LUCKNOW: The central commanders of the BJP are camping in the holy city of Varanasi to lead the party’s flag march ahead of the final phase of Assembly polls that is to be held on March 8. Leading from the front is their commander-in-chief - Prime Minister Narendra Modi himself - accompanied by over 20 senior Cabinet Ministers. Modi has been staying at his parliamentary constituency for the past two days.
The amassing of the top party leaders in the State indicates the significance of Uttar Pradesh to Modi, who has made a ‘him versus the rest’ affair. On the contrary, the political pundits are viewing it as an act of desperation of the saffron brigade to wrest the UP crown.
So, what makes the Prime Minister of the country drive the party juggernaut in a State election? Since 2014, Modi has been seen steering the BJP’s campaigns for State elections himself, often essaying the role of a Chief Minister as the party goes faceless against rivals with convincing CM candidates.
Despite reverses in Bihar, the way Modi has been leading the UP campaign shows the importance he is attaching to his ‘karmabhoomi’. Losing will dent not only his prestige, but also his pattern of governance that has often come under criticism from his rivals.

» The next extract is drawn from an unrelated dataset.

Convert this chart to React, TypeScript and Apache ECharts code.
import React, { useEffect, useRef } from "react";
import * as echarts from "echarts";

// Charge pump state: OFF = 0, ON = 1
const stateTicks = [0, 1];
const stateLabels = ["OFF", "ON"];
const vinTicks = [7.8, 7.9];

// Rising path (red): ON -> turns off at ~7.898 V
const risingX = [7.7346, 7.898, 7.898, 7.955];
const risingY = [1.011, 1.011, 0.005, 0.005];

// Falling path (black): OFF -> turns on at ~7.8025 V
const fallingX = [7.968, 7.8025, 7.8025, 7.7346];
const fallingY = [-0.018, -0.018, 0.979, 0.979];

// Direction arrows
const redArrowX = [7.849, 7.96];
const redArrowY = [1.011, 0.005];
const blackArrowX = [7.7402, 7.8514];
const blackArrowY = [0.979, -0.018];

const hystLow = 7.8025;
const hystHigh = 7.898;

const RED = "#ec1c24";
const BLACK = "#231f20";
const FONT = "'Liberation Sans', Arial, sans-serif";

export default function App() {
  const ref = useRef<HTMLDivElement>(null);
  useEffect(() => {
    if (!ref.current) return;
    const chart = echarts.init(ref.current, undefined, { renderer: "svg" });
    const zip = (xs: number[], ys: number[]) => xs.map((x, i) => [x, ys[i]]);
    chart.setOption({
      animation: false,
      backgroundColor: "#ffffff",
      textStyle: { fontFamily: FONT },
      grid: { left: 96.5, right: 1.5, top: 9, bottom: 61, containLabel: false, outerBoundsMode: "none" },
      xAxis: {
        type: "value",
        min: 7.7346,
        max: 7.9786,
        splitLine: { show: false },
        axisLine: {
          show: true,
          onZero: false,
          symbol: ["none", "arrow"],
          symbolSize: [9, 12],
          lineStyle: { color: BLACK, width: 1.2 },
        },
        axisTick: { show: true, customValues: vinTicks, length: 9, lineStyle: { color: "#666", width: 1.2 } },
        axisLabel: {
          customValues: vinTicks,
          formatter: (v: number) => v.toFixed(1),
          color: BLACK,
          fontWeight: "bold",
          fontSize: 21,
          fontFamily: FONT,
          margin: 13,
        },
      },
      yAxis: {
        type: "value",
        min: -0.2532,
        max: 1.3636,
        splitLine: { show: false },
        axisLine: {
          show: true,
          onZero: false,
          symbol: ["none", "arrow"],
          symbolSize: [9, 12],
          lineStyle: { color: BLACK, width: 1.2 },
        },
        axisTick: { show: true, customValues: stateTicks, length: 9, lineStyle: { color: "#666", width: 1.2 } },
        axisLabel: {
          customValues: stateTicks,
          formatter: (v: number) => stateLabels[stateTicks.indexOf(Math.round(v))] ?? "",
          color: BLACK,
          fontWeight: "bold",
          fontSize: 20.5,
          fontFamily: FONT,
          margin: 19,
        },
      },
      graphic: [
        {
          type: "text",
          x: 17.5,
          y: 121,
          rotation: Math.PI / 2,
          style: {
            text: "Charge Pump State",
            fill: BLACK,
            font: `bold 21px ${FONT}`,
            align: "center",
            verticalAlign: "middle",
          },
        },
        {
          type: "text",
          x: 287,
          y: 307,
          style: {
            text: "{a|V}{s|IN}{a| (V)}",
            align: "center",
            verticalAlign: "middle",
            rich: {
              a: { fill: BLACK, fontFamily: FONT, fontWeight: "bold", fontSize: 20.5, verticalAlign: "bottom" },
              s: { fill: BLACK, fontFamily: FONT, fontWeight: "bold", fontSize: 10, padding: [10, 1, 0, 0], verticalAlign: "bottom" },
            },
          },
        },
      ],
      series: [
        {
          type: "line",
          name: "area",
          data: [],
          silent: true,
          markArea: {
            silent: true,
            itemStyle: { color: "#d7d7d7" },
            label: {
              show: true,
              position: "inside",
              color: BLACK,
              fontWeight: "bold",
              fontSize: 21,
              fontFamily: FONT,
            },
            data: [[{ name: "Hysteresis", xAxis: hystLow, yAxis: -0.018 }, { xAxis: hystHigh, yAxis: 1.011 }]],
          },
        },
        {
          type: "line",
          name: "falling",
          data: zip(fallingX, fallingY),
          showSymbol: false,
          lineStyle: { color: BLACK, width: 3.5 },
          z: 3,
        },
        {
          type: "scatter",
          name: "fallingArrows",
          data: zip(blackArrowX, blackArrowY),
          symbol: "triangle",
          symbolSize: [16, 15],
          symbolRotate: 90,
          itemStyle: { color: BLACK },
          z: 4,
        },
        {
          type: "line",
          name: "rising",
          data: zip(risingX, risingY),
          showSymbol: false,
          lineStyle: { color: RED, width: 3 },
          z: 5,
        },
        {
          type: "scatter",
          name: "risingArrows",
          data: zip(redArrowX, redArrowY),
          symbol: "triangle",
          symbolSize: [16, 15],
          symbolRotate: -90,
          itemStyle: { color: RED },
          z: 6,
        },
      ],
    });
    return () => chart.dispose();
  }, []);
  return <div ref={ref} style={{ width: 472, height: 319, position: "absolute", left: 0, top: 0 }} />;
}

Attacks on demonetisation by rivals were blunted by his repartees that left a lot to be decoded by the voters. “Maya ko Maya mile kar kar lambe haath.... (Gluttony brings like-minded persons together),” he said at the intellectuals’ meet in Varanasi on Sunday, to buttress his claim on why SP and BSP were humming the same tune on ‘notebandi.’

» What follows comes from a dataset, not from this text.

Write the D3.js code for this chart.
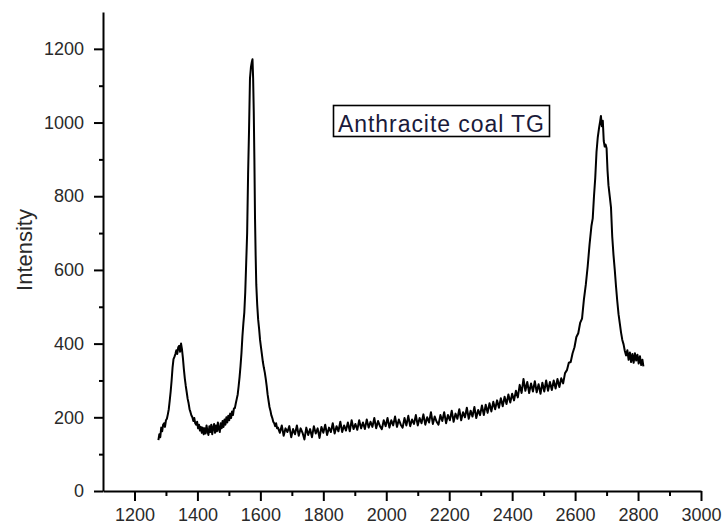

Modi also fired salvos at bureaucracy and elucidated its waywardness in handling issues. “Netao, Babuo ne loota hai desh ko (Leaders and bureaucrats have looted the country)”, he said, reiterating his resolve to not spare the corrupt. But this time, unlike after demonetisation, the poor and deprived would not be left to suffer, he clarified.
“Chhotey logon ko pareshani nahi hone dunga lekin looteron ko nahi chhodunga ye pakka hai (I will not let the common man suffer but won’t leave the plunderers),” he said, apparently hinting at more demonetisation-like radical moves in future.
His Varanasi rhetoric, probably the last and strongest push to his UP endeavour so far, went off leaving behind his undiminished trail of popularity on the banks of his ‘own Varanasi’ as this war of the year winds up.